* Begin *

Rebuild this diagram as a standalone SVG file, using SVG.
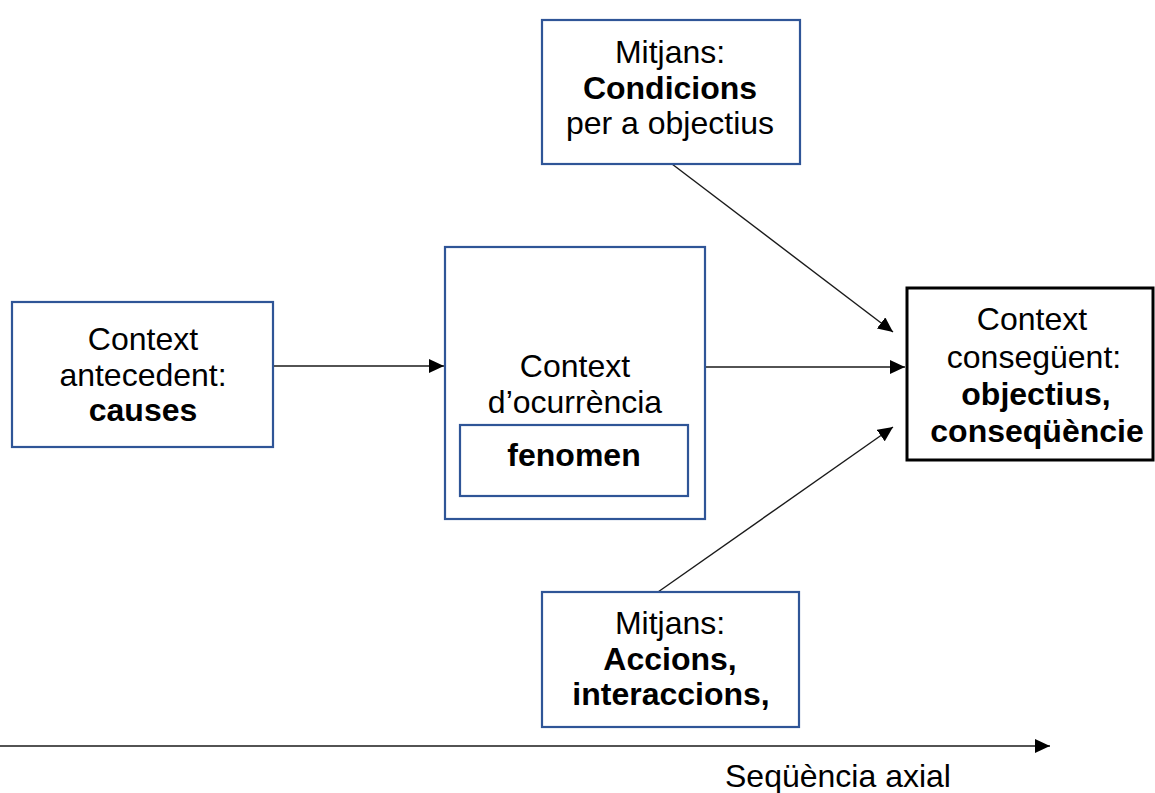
<svg xmlns="http://www.w3.org/2000/svg" width="1155" height="793" viewBox="0 0 1155 793">
  <style>
    .box { fill: #ffffff; stroke: #2f5597; stroke-width: 2.2; }
    .box-dark { fill: #ffffff; stroke: #000000; stroke-width: 3; }
    .txt { font-family: "Liberation Sans", Arial, sans-serif; font-size: 32px; fill: #000000; text-anchor: middle; }
    .b { font-weight: bold; }
    .link { stroke: #1a1a1a; stroke-width: 1.4; fill: none; marker-end: url(#arrow); }
  </style>
  <defs>
    <marker id="arrow" markerUnits="userSpaceOnUse" markerWidth="16" markerHeight="14" refX="15" refY="7" orient="auto">
      <path d="M0,0 L15,7 L0,14 Z" fill="#000000"/>
    </marker>
  </defs>

  <rect width="1155" height="793" fill="#ffffff"/>

  <!-- connectors -->
  <g id="connectors">
    <line class="link" x1="273" y1="366" x2="444" y2="366"/>
    <line class="link" x1="705" y1="367" x2="905" y2="367"/>
    <line class="link" x1="672" y1="164" x2="893" y2="332"/>
    <line class="link" x1="658" y1="592" x2="893" y2="427"/>
    <line class="link" x1="0" y1="746" x2="1050" y2="746"/>
  </g>

  <!-- top: conditions -->
  <g id="node-condicions">
    <rect class="box" x="542" y="20" width="258" height="144"/>
    <text class="txt" x="670" y="63">Mitjans:</text>
    <text class="txt b" x="670" y="99">Condicions</text>
    <text class="txt" x="670" y="134">per a objectius</text>
  </g>

  <!-- left: antecedent context -->
  <g id="node-antecedent">
    <rect class="box" x="12" y="302" width="261" height="145"/>
    <text class="txt" x="143" y="350">Context</text>
    <text class="txt" x="143" y="386">antecedent:</text>
    <text class="txt b" x="143" y="421">causes</text>
  </g>

  <!-- centre: occurrence context with phenomenon -->
  <g id="node-ocurrencia">
    <rect class="box" x="445" y="247" width="260" height="272"/>
    <text class="txt" x="575" y="377">Context</text>
    <text class="txt" x="575" y="413">d’ocurrència</text>
  </g>
  <g id="node-fenomen">
    <rect class="box" x="460" y="425" width="228" height="71"/>
    <text class="txt b" x="574" y="466">fenomen</text>
  </g>

  <!-- right: consequent context -->
  <g id="node-consequent">
    <rect class="box-dark" x="907" y="288" width="246" height="172"/>
    <text class="txt" x="1032" y="330">Context</text>
    <text class="txt" x="1034" y="368">consegüent:</text>
    <text class="txt b" x="1036" y="405">objectius,</text>
    <text class="txt b" x="1037" y="442">conseqüèncie</text>
  </g>

  <!-- bottom: actions -->
  <g id="node-accions">
    <rect class="box" x="542" y="592" width="257" height="135"/>
    <text class="txt" x="670" y="634">Mitjans:</text>
    <text class="txt b" x="670" y="670">Accions,</text>
    <text class="txt b" x="671" y="705">interaccions,</text>
  </g>

  <!-- axis label -->
  <g id="axis-label">
    <text class="txt" x="725" y="787" style="text-anchor:start">Seqüència axial</text>
  </g>
</svg>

* End *

Repeat all of the data above word for word, minus the pictures.

Rebuild this diagram as a standalone SVG file, using SVG.
<svg xmlns="http://www.w3.org/2000/svg" width="1155" height="793" viewBox="0 0 1155 793">
  <style>
    .box { fill: #ffffff; stroke: #2f5597; stroke-width: 2.2; }
    .box-dark { fill: #ffffff; stroke: #000000; stroke-width: 3; }
    .txt { font-family: "Liberation Sans", Arial, sans-serif; font-size: 32px; fill: #000000; text-anchor: middle; }
    .b { font-weight: bold; }
    .link { stroke: #1a1a1a; stroke-width: 1.4; fill: none; marker-end: url(#arrow); }
  </style>
  <defs>
    <marker id="arrow" markerUnits="userSpaceOnUse" markerWidth="16" markerHeight="14" refX="15" refY="7" orient="auto">
      <path d="M0,0 L15,7 L0,14 Z" fill="#000000"/>
    </marker>
  </defs>

  <rect width="1155" height="793" fill="#ffffff"/>

  <!-- connectors -->
  <g id="connectors">
    <line class="link" x1="273" y1="366" x2="444" y2="366"/>
    <line class="link" x1="705" y1="367" x2="905" y2="367"/>
    <line class="link" x1="672" y1="164" x2="893" y2="332"/>
    <line class="link" x1="658" y1="592" x2="893" y2="427"/>
    <line class="link" x1="0" y1="746" x2="1050" y2="746"/>
  </g>

  <!-- top: conditions -->
  <g id="node-condicions">
    <rect class="box" x="542" y="20" width="258" height="144"/>
    <text class="txt" x="670" y="63">Mitjans:</text>
    <text class="txt b" x="670" y="99">Condicions</text>
    <text class="txt" x="670" y="134">per a objectius</text>
  </g>

  <!-- left: antecedent context -->
  <g id="node-antecedent">
    <rect class="box" x="12" y="302" width="261" height="145"/>
    <text class="txt" x="143" y="350">Context</text>
    <text class="txt" x="143" y="386">antecedent:</text>
    <text class="txt b" x="143" y="421">causes</text>
  </g>

  <!-- centre: occurrence context with phenomenon -->
  <g id="node-ocurrencia">
    <rect class="box" x="445" y="247" width="260" height="272"/>
    <text class="txt" x="575" y="377">Context</text>
    <text class="txt" x="575" y="413">d’ocurrència</text>
  </g>
  <g id="node-fenomen">
    <rect class="box" x="460" y="425" width="228" height="71"/>
    <text class="txt b" x="574" y="466">fenomen</text>
  </g>

  <!-- right: consequent context -->
  <g id="node-consequent">
    <rect class="box-dark" x="907" y="288" width="246" height="172"/>
    <text class="txt" x="1032" y="330">Context</text>
    <text class="txt" x="1034" y="368">consegüent:</text>
    <text class="txt b" x="1036" y="405">objectius,</text>
    <text class="txt b" x="1037" y="442">conseqüèncie</text>
  </g>

  <!-- bottom: actions -->
  <g id="node-accions">
    <rect class="box" x="542" y="592" width="257" height="135"/>
    <text class="txt" x="670" y="634">Mitjans:</text>
    <text class="txt b" x="670" y="670">Accions,</text>
    <text class="txt b" x="671" y="705">interaccions,</text>
  </g>

  <!-- axis label -->
  <g id="axis-label">
    <text class="txt" x="725" y="787" style="text-anchor:start">Seqüència axial</text>
  </g>
</svg>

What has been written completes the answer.